Muchas cosas suceden cuando se abre un aula sin edad. En ese gesto sencillo, pero profundamente revolucionario, se esconde la posibilidad de transformar a una región. Manizales lo acaba de comprobar con la primera cohorte de un experimento que ya no es experimento: la Universidad Intergeneracional de la Universidad de Caldas, un espacio donde la infancia y la vejez, la memoria y la novedad, se sientan en la misma mesa.
No exagero cuando digo que esto era urgente. La pirámide poblacional se invierte, la vida se alarga, y cada vez más ciudades descubren que el futuro no está en los jóvenes únicamente, sino en la capacidad de integrar a quienes acumularon décadas de experiencia.

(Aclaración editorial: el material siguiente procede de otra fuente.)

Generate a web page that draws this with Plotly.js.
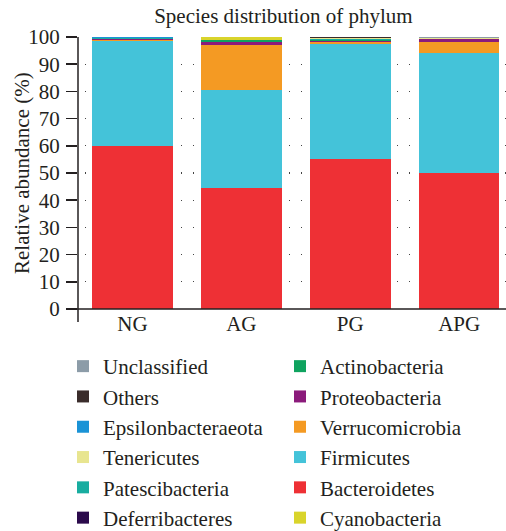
<!DOCTYPE html>
<html>
<head>
<meta charset="utf-8">
<script src="https://cdn.plot.ly/plotly-3.0.1.min.js"></script>
<style>html,body{margin:0;padding:0;background:#fff;}#chart{width:506px;height:531px;}</style>
</head>
<body>
<div id="chart"></div>
<script>
const groups = ["NG", "AG", "PG", "APG"];
// stacking order bottom -> top
const phyla = ["Bacteroidetes", "Firmicutes", "Verrucomicrobia", "Proteobacteria", "Actinobacteria",
  "Deferribacteres", "Patescibacteria", "Tenericutes", "Epsilonbacteraeota", "Others", "Unclassified", "Cyanobacteria"];
const Bacteroidetes      = [60.0, 44.5, 55.0, 50.0];
const Firmicutes         = [38.5, 36.0, 42.5, 44.0];
const Verrucomicrobia    = [0.4, 16.5, 0.5, 4.3];
const Proteobacteria     = [0.3, 1.0, 0.6, 0.8];
const Actinobacteria     = [0.2, 1.0, 0.2, 0.1];
const Deferribacteres    = [0.05, 0.0, 0.2, 0.1];
const Patescibacteria    = [0.3, 0.0, 0.4, 0.1];
const Tenericutes        = [0.05, 0.0, 0.2, 0.2];
const Epsilonbacteraeota = [0.05, 0.0, 0.2, 0.1];
const Others             = [0.05, 0.0, 0.1, 0.1];
const Unclassified       = [0.05, 0.0, 0.1, 0.2];
const Cyanobacteria      = [0.05, 1.0, 0.0, 0.0];
const values = {Bacteroidetes, Firmicutes, Verrucomicrobia, Proteobacteria, Actinobacteria,
  Deferribacteres, Patescibacteria, Tenericutes, Epsilonbacteraeota, Others, Unclassified, Cyanobacteria};
const colors = {
  Unclassified: "#8c9ca8", Others: "#3a2c2b", Epsilonbacteraeota: "#1a93d6", Tenericutes: "#e8e590",
  Patescibacteria: "#18ada0", Deferribacteres: "#2b0a4b", Actinobacteria: "#0fa35f", Proteobacteria: "#8b1b7b",
  Verrucomicrobia: "#f49a23", Firmicutes: "#44c3d9", Bacteroidetes: "#ee3035", Cyanobacteria: "#d9d42b"
};
// legend order (row-major, two columns)
const legendOrder = ["Unclassified", "Actinobacteria", "Others", "Proteobacteria", "Epsilonbacteraeota",
  "Verrucomicrobia", "Tenericutes", "Firmicutes", "Patescibacteria", "Bacteroidetes", "Deferribacteres", "Cyanobacteria"];

const FONT = "Liberation Serif, Times New Roman, serif";
const TXT = "#231f20";

const traces = phyla.map(p => ({
  type: "bar", name: p, x: groups, y: values[p],
  marker: {color: colors[p], line: {width: 0}},
  legendrank: legendOrder.indexOf(p) + 1
}));

const layout = {
  width: 506, height: 531,
  margin: {l: 78, r: 0, t: 37, b: 222, autoexpand: false},
  paper_bgcolor: "#fff", plot_bgcolor: "#fff",
  barmode: "stack", bargap: 0.26,
  font: {family: FONT, color: TXT, size: 21},
  title: {text: "Species distribution of phylum", font: {size: 21, family: FONT, color: TXT},
    x: 0.56, xanchor: "center", y: 0.97, yanchor: "middle"},
  xaxis: {range: [-0.5, 3.43], showgrid: false, showline: false, zeroline: false,
    ticks: "", tickfont: {size: 21}, fixedrange: true, automargin: false},
  yaxis: {range: [0, 100], dtick: 10, tick0: 0, showline: false, zeroline: false, automargin: false,
    ticks: "outside", ticklen: 11, tickwidth: 1.5, tickcolor: TXT, ticklabelstandoff: 2,
    showgrid: true, gridcolor: "#444", gridwidth: 1.2, griddash: "0px,7px,1px,4px",
    tickfont: {size: 21}},
  annotations: [
    {text: "Relative abundance (%)", xref: "paper", yref: "paper", x: (22 - 78) / 428, y: 0.5,
      xanchor: "center", yanchor: "middle", textangle: -90, showarrow: false,
      font: {size: 21, family: FONT, color: TXT}}
  ],
  showlegend: true,
  legend: {orientation: "h", x: -0.035, xanchor: "left", y: -0.136, yanchor: "top",
    traceorder: "normal", entrywidth: 172, entrywidthmode: "pixels",
    font: {size: 21, family: FONT, color: TXT}, bgcolor: "rgba(0,0,0,0)"},
  shapes: [
    {type: "line", xref: "paper", yref: "paper", x0: 0, x1: 0, y0: -13/272, y1: 1,
      line: {color: TXT, width: 1.5}},
    {type: "line", xref: "paper", yref: "paper", x0: -11/428, x1: 1, y0: 0, y1: 0,
      line: {color: TXT, width: 1.5}}
  ]
};

Plotly.newPlot("chart", traces, layout, {staticPlot: true, displayModeBar: false});
</script>
</body>
</html>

Sin embargo, solemos empujar a los mayores hacia los márgenes, como si ya no tuvieran nada que decir. El resultado: soledad, improductividad forzada, silencios que nos empobrecen a todos.
Por eso este proyecto es más que una serie de cursos. Es una declaración política y cultural: aquí nadie sobra. Aquí los años no se convierten en condena, sino en oportunidad. Nubia esperó 49 años para regresar a un salón de clase. Otros recibieron su primer diploma en la vida. En medio de clases, alguien decía: “En el atardecer de la vida me acordé de que todavía podía disfrutar” o “loro viejo sí aprendía a hablar”. Esas frases son diagnósticos sociales: el tiempo no apaga las ganas, lo que apaga es el olvido.
Lo vivido en estas aulas se pueden asemejar a un campo de luciérnagas. Cada estudiante encendió una luz pequeña, única, frágil. Y juntas, esas luces se transformaron en un resplandor capaz de mostrarle a la ciudad un camino distinto. Un camino donde aprender no es un privilegio de juventud, sino un derecho vitalicio.
La Universidad de Caldas, con esta apuesta, desbloqueó nuestra imaginación colectiva. Si fue capaz de abrir sus puertas para que niños de 9 años y adultos de 86 compartieran pupitre, ¿qué otras fronteras podremos cruzar como sociedad? Este paso era inevitable y, al mismo tiempo, impensable. Inevitable porque la región necesitaba reaccionar al reto demográfico con creatividad. Impensable porque pocas veces nos atrevemos a imaginar que se puede educar a todas las edades en un mismo espacio.
La lección es clara: el desarrollo regional no se mide únicamente en indicadores económicos y duros, también en la manera como tejemos comunidad entre generaciones. Cuando la educación se convierte en antídoto contra la soledad, cuando el conocimiento devuelve dignidad y propósito, entonces estamos construyendo futuro en serio.
Necesitábamos este gesto, y lo necesitábamos ya. Porque esta no es la historia de 250 estudiantes; es la historia de una universidad pública que se atrevió a encender velas en medio del atardecer. Hoy tenemos más que diplomas: tenemos un recordatorio poderoso de que soñar, aprender y vivir son verbos que no aceptan jubilación.